Mar 27 2020
Nanostructured layers exhibit unlimited promising characteristics, but how should we identify the most appropriate one without using any time-intensive experiments?
A look into the sputtering system where nanostructured layers are generated. Image Credit: © Lars Banko.
A team of researchers from the Materials Discovery Department at Ruhr-Universität Bochum (RUB) has identified a shortcut method—with the help of a machine learning algorithm. Using this method, the team was able to consistently estimate the characteristics of a nanostructured layer. The researchers’ report was published in the new Communications Materials journal on March 26th, 2020.
Porous or Dense, Columns or Fibers
During the development of thin films, the condition of the surface and, thus, its properties are established by various control variables. Pertinent factors include the layer’s composition and also the process conditions at the time of its formation, for example, temperature.
The combination of all these elements leads to the formation of either a dense or porous layer at the time of the coating process, while atoms integrate to create fibers or columns.
In order to find the optimal parameters for an application, it used to be necessary to conduct countless experiments under different conditions and with different compositions; this is an incredibly complex process.
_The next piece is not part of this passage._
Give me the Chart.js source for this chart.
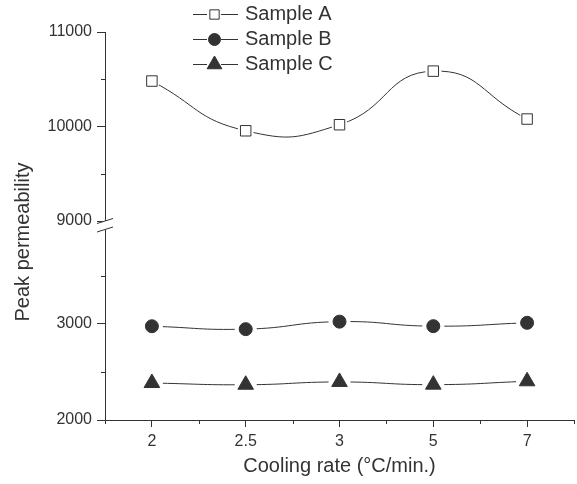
<!DOCTYPE html>
<html>
<head>
<meta charset="utf-8">
<script src="https://cdn.jsdelivr.net/npm/chart.js@4/dist/chart.umd.min.js"></script>
<style>
  html, body { margin: 0; padding: 0; background: #fff; }
  #wrap { width: 577px; height: 484px; }
</style>
</head>
<body>
<div id="wrap"><canvas id="chart" width="577" height="484"></canvas></div>
<script>
"use strict";

const categories = ["2", "2.5", "3", "5", "7"];
const seriesNames = ["Sample A", "Sample B", "Sample C"];
const sampleA = [10481, 9955, 10019, 10586, 10079];
const sampleB = [2976, 2946, 3024, 2977, 3012];
const sampleC = [2385, 2367, 2396, 2368, 2403];
const labelledTicks = [2000, 3000, 9000, 10000, 11000];
const upperRange = [8958, 11000];
const lowerRange = [2000, 4030];
const tickStep = 500;

const ink = "#333";
const markerStyles = ["rect", "circle", "triangle"];
const markerRadius = [7.4, 6.5, 9];
const haloRadius = [8, 11, 11];

function drawMarker(ctx, style, x, y, r, fill) {
  ctx.beginPath();
  if (style === "rect") {
    const s = Math.SQRT1_2 * r;
    ctx.rect(x - s, y - s, 2 * s, 2 * s);
  } else if (style === "circle") {
    ctx.arc(x, y, r, 0, Math.PI * 2);
  } else {
    let a = 0;
    ctx.moveTo(x + Math.sin(a) * r, y - Math.cos(a) * r);
    a += (2 * Math.PI) / 3;
    ctx.lineTo(x + Math.sin(a) * r, y - Math.cos(a) * r);
    a += (2 * Math.PI) / 3;
    ctx.lineTo(x + Math.sin(a) * r, y - Math.cos(a) * r);
    ctx.closePath();
  }
  ctx.fillStyle = fill;
  ctx.fill();
  ctx.lineWidth = 1;
  ctx.strokeStyle = ink;
  ctx.stroke();
}

const extras = {
  id: "extras",
  afterDatasetsDraw(chart) {
    // white gap between curve and symbol
    const ctx = chart.ctx;
    chart.data.datasets.forEach((ds, i) => {
      const meta = chart.getDatasetMeta(i);
      meta.data.forEach((pt) => {
        ctx.save();
        ctx.beginPath();
        ctx.arc(pt.x, pt.y, haloRadius[i], 0, Math.PI * 2);
        ctx.fillStyle = "#fff";
        ctx.fill();
        ctx.restore();
        pt.draw(ctx, chart.chartArea);
      });
    });
  },
  afterDraw(chart) {
    const ctx = chart.ctx;
    const x = chart.scales.x;
    const hi = chart.scales.yHigh;
    const lo = chart.scales.yLow;
    const axisX = hi.right;
    ctx.save();
    ctx.strokeStyle = ink;
    ctx.lineWidth = 1;

    // minor ticks
    ctx.beginPath();
    [hi, lo].forEach((s) => {
      s.ticks.forEach((t) => {
        if (t.value % 1000 !== 0) {
          const py = Math.round(s.getPixelForValue(t.value)) + 0.5;
          ctx.moveTo(axisX - 4, py);
          ctx.lineTo(axisX, py);
        }
      });
    });
    const half = (x.getPixelForValue(1) - x.getPixelForValue(0)) / 2;
    for (let i = 0; i <= categories.length; i++) {
      const px = Math.round(x.getPixelForValue(i) - half) + 0.5;
      ctx.moveTo(px, x.top);
      ctx.lineTo(px, x.top + 4);
    }
    ctx.stroke();

    // axis break
    const b = hi.bottom;
    const y1 = b - 4, y2 = b + 4.5;
    ctx.beginPath();
    ctx.moveTo(axisX - 8, y1 + 2.5);
    ctx.lineTo(axisX + 8, y1 - 2.5);
    ctx.lineTo(axisX + 8, y2 - 2.5);
    ctx.lineTo(axisX - 8, y2 + 2.5);
    ctx.closePath();
    ctx.fillStyle = "#fff";
    ctx.fill();
    ctx.beginPath();
    ctx.moveTo(axisX - 8, y1 + 2.5);
    ctx.lineTo(axisX + 8, y1 - 2.5);
    ctx.moveTo(axisX - 8, y2 + 2.5);
    ctx.lineTo(axisX + 8, y2 - 2.5);
    ctx.stroke();

    // y title
    ctx.fillStyle = ink;
    ctx.font = "20px 'Liberation Sans', Arial, sans-serif";
    ctx.textAlign = "center";
    ctx.textBaseline = "middle";
    ctx.translate(23, 242);
    ctx.rotate(-Math.PI / 2);
    ctx.fillText("Peak permeability", 0, 0);
    ctx.restore();

    // legend
    ctx.save();
    const rows = [14, 39, 64];
    seriesNames.forEach((name, i) => {
      const ry = rows[i] + 0.5;
      ctx.strokeStyle = ink;
      ctx.lineWidth = 1;
      ctx.beginPath();
      ctx.moveTo(193, ry);
      ctx.lineTo(238, ry);
      ctx.stroke();
      ctx.fillStyle = "#fff";
      ctx.fillRect(207, ry - 8, 14, 16);
      drawMarker(ctx, markerStyles[i], 214.5, ry, i === 0 ? 6.6 : markerRadius[i] - 0.5, i === 0 ? "#fff" : ink);
      ctx.fillStyle = ink;
      ctx.font = "20px 'Liberation Sans', Arial, sans-serif";
      ctx.textAlign = "left";
      ctx.textBaseline = "middle";
      ctx.fillText(name, 245, rows[i]);
    });
    ctx.restore();
  },
};

function yAxis(range, weight) {
  return {
    type: "linear",
    position: "left",
    stack: "y",
    stackWeight: weight,
    min: range[0],
    max: range[1],
    afterBuildTicks: (scale) => {
      const ticks = [];
      for (let v = Math.ceil(range[0] / tickStep) * tickStep; v <= range[1] - tickStep / 2; v += tickStep) {
        ticks.push({ value: v });
      }
      if (range[1] % 1000 === 0) ticks.push({ value: range[1] });
      scale.ticks = ticks;
    },
    afterFit: (scale) => {
      scale.width = 105;
    },
    border: { color: ink, width: 1 },
    grid: {
      drawOnChartArea: false,
      tickLength: 8,
      tickColor: (c) => (c.tick && labelledTicks.includes(c.tick.value) ? ink : "rgba(0,0,0,0)"),
    },
    ticks: {
      color: ink,
      padding: 5,
      font: { size: 16, family: "'Liberation Sans', Arial, sans-serif" },
      callback: (v) => (labelledTicks.includes(v) ? String(v) : ""),
    },
  };
}

const datasetStyle = (i) => ({
  borderColor: ink,
  borderWidth: 1,
  tension: 0.5,
  pointStyle: markerStyles[i],
  pointRadius: markerRadius[i],
  pointBackgroundColor: i === 0 ? "#fff" : ink,
  pointBorderColor: ink,
  pointBorderWidth: 1,
});

new Chart(document.getElementById("chart"), {
  type: "line",
  data: {
    labels: categories,
    datasets: [
      { label: seriesNames[0], data: sampleA, yAxisID: "yHigh", ...datasetStyle(0) },
      { label: seriesNames[1], data: sampleB, yAxisID: "yLow", ...datasetStyle(1) },
      { label: seriesNames[2], data: sampleC, yAxisID: "yLow", ...datasetStyle(2) },
    ],
  },
  options: {
    responsive: false,
    animation: false,
    devicePixelRatio: 1,
    layout: { autoPadding: false, padding: { top: 32, right: 3, left: 0, bottom: 0 } },
    plugins: {
      legend: { display: false },
      tooltip: { enabled: false },
    },
    scales: {
      x: {
        type: "category",
        offset: true,
        afterFit: (scale) => {
          scale.height = 64;
        },
        border: { color: ink, width: 1 },
        grid: { drawOnChartArea: false, offset: false, tickLength: 7, tickColor: ink },
        ticks: {
          color: ink,
          padding: 5,
          font: { size: 16, family: "'Liberation Sans', Arial, sans-serif" },
        },
        title: {
          display: true,
          text: "Cooling rate (°C/min.)",
          color: ink,
          padding: { top: 4, bottom: 6 },
          font: { size: 20, family: "'Liberation Sans', Arial, sans-serif" },
        },
      },
      yLow: yAxis(lowerRange, 195),
      yHigh: yAxis(upperRange, 193),
    },
  },
  plugins: [extras],
});
</script>
</body>
</html>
Alfred Ludwig, Professor and Head, Materials Discovery and Interfaces, Ruhr-University Bochum
Such experiments led to findings otherwise called structure zone diagrams. These diagrams make it possible to read the surface of a specific composition ensuing from specific process parameters.
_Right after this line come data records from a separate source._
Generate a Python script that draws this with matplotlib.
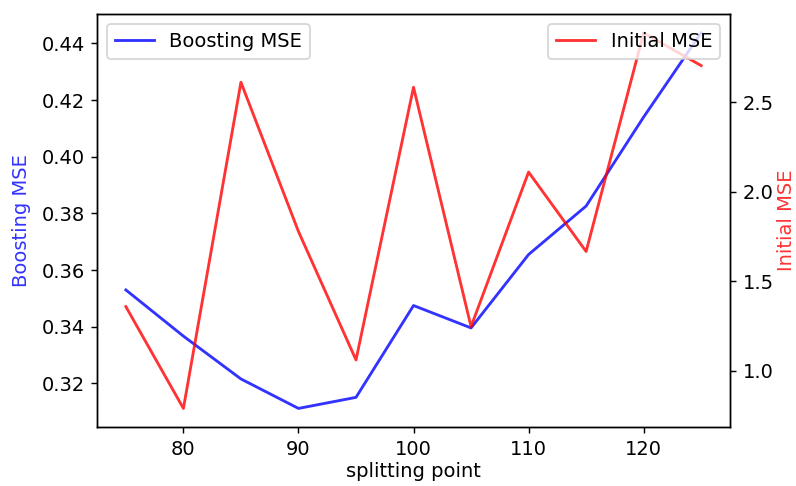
import matplotlib
matplotlib.use("Agg")
import matplotlib.pyplot as plt

plt.rcParams["font.size"] = 11

splitting_points = [75, 80, 85, 90, 95, 100, 105, 110, 115, 120, 125]
boosting_mse = [0.353, 0.3367, 0.3216, 0.3112, 0.3151, 0.3475, 0.3396, 0.3655, 0.3826, 0.414, 0.4437]
initial_mse = [1.358, 0.789, 2.612, 1.778, 1.06, 2.584, 1.246, 2.11, 1.666, 2.888, 2.705]

fig = plt.figure(figsize=(796 / 128, 486 / 128), dpi=128)
ax = fig.add_axes([0.122, 0.121, 0.795, 0.850])
ax.plot(splitting_points, boosting_mse, color="blue", alpha=0.8, lw=1.6, label="Boosting MSE")
ax.set_xlabel("splitting point", labelpad=2)
ax.set_ylabel("Boosting MSE", color="blue", alpha=0.8, labelpad=6)
ax.legend(loc="upper left")

ax2 = ax.twinx()
ax2.plot(splitting_points, initial_mse, color="red", alpha=0.8, lw=1.6, label="Initial MSE")
ax2.set_ylabel("Initial MSE", color="red", alpha=0.8, labelpad=2)
ax2.legend(loc="upper right")

fig.savefig("out.png", dpi=128)
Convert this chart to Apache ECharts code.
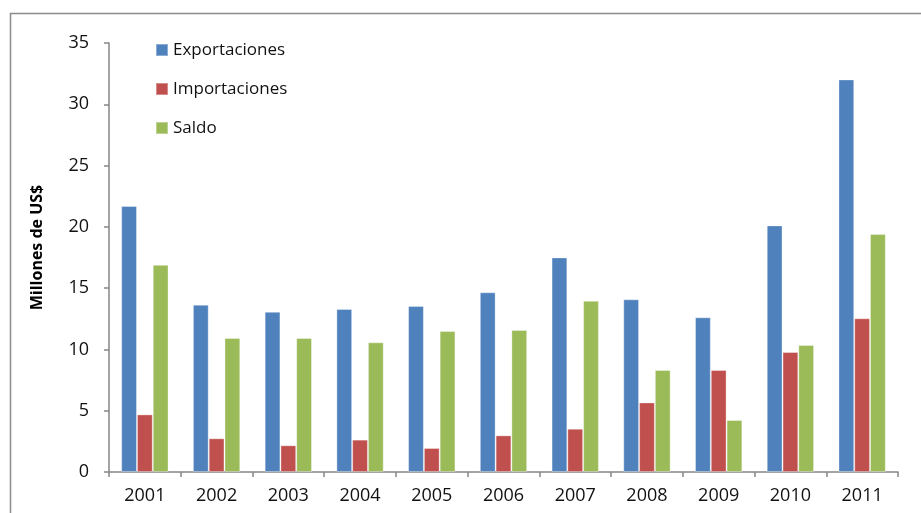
<!DOCTYPE html>
<html>
<head>
<meta charset="utf-8">
<script src="https://cdn.jsdelivr.net/npm/echarts@6/dist/echarts.min.js"></script>
<style>html,body{margin:0;padding:0;background:#fff}#c{width:921px;height:513px}</style>
</head>
<body>
<div id="c"></div>
<script>
var categories = ['2001','2002','2003','2004','2005','2006','2007','2008','2009','2010','2011'];
var exportaciones = [21.7, 13.65, 13.07, 13.3, 13.54, 14.66, 17.51, 14.09, 12.62, 20.12, 32.03];
var importaciones = [4.7, 2.75, 2.18, 2.64, 1.96, 2.99, 3.53, 5.68, 8.32, 9.79, 12.54];
var saldo = [16.9, 10.93, 10.93, 10.58, 11.5, 11.58, 13.97, 8.32, 4.24, 10.36, 19.41];
var seriesNames = ['Exportaciones', 'Importaciones', 'Saldo'];
var yTitle = 'Millones de US$';

var FONT = 'Open Sans';
var chart = echarts.init(document.getElementById('c'));
function bar(name, data, color) {
  return {
    name: name, type: 'bar', data: data,
    barGap: '0%', barCategoryGap: '34%',
    itemStyle: { color: color, borderColor: 'rgba(255,255,255,0.35)', borderWidth: 1 },
    emphasis: { disabled: true }
  };
}
chart.setOption({
  animation: false,
  textStyle: { fontFamily: FONT },
  grid: { left: 109, right: 23, top: 43, bottom: 41, containLabel: false },
  legend: {
    orient: 'vertical', left: 155, top: 41, padding: 0, itemWidth: 12, itemHeight: 12, itemGap: 21,
    icon: 'rect',
    textStyle: { fontFamily: FONT, fontSize: 17, lineHeight: 18, color: '#111' },
    data: seriesNames
  },
  xAxis: {
    type: 'category', data: categories,
    axisLine: { lineStyle: { color: '#868686', width: 1.5 } },
    axisTick: { show: true, length: 5, interval: 0, lineStyle: { color: '#868686', width: 1.5 } },
    axisLabel: { color: '#111', fontSize: 18, fontFamily: FONT, margin: 15 }
  },
  yAxis: {
    type: 'value', min: 0, max: 35, interval: 5,
    name: yTitle, nameLocation: 'middle', nameGap: 64, nameRotate: 90,
    nameTextStyle: { fontFamily: FONT, fontSize: 16, fontWeight: 'bold', color: '#000', padding: [0, 0, 0, 20] },
    axisLine: { show: true, lineStyle: { color: '#868686', width: 1.5 } },
    axisTick: { show: true, length: 5, lineStyle: { color: '#868686', width: 1.5 } },
    splitLine: { show: false },
    axisLabel: { color: '#111', fontSize: 18, fontFamily: FONT, margin: 20 }
  },
  graphic: [
    { type: 'polyline', shape: { points: [[10.5, 513], [10.5, 13.5], [921, 13.5]] },
      style: { stroke: '#8c8c8c', lineWidth: 1.5, fill: null }, silent: true }
  ],
  series: [
    bar(seriesNames[0], exportaciones, '#4F81BD'),
    bar(seriesNames[1], importaciones, '#C0504D'),
    bar(seriesNames[2], saldo, '#9BBB59')
  ]
});
</script>
</body>
</html>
Experienced researchers can subsequently use such a diagram to identify the most suitable location for an application and derive the parameters necessary for producing the suitable layer. The entire process requires an enormous effort and is highly time consuming.
Alfred Ludwig, Professor and Head, Materials Discovery and Interfaces, Ruhr-University Bochum
Algorithm Predicts Surface
In an attempt to identify a shortcut approach to realize the optimal material, the researchers leveraged artificial intelligence—to be more specific, machine learning. To this end, Lars Banko, a PhD researcher, along with collaborators from the Interdisciplinary Centre for Advanced Materials Simulation (ICAMS) at RUB, altered a so-called generative model.
Then using certain process parameters, Banko trained this algorithm to produce images of the surface of a fully researched model layer of chromium, aluminum, and nitrogen to predict how the layer would appear under the respective conditions.
We fed the algorithm with a sufficient amount of experimental data in order to train it, but not with all known data.
Lars Banko, PhD Researcher, Materials Discovery and Interfaces, Ruhr-University Bochum
The scientists were thus able to compare the outcomes of the calculations against those obtained from the experiments and checked how reliable its prediction would be.
There were conclusive results: “We combined five parameters and were able to look in five directions simultaneously using the algorithm—without having to conduct any experiments at all,” emphasized Alfred Ludwig. “We have thus shown that machine learning methods can be transferred to materials research and can help to develop new materials for specific purposes.”
The study was financially supported by the German Research Foundation under the umbrella of Collaborative Research Centre/Transregio 87 “Pulsed high power plasmas for the synthesis of nanostructural functional layers,” subproject C2.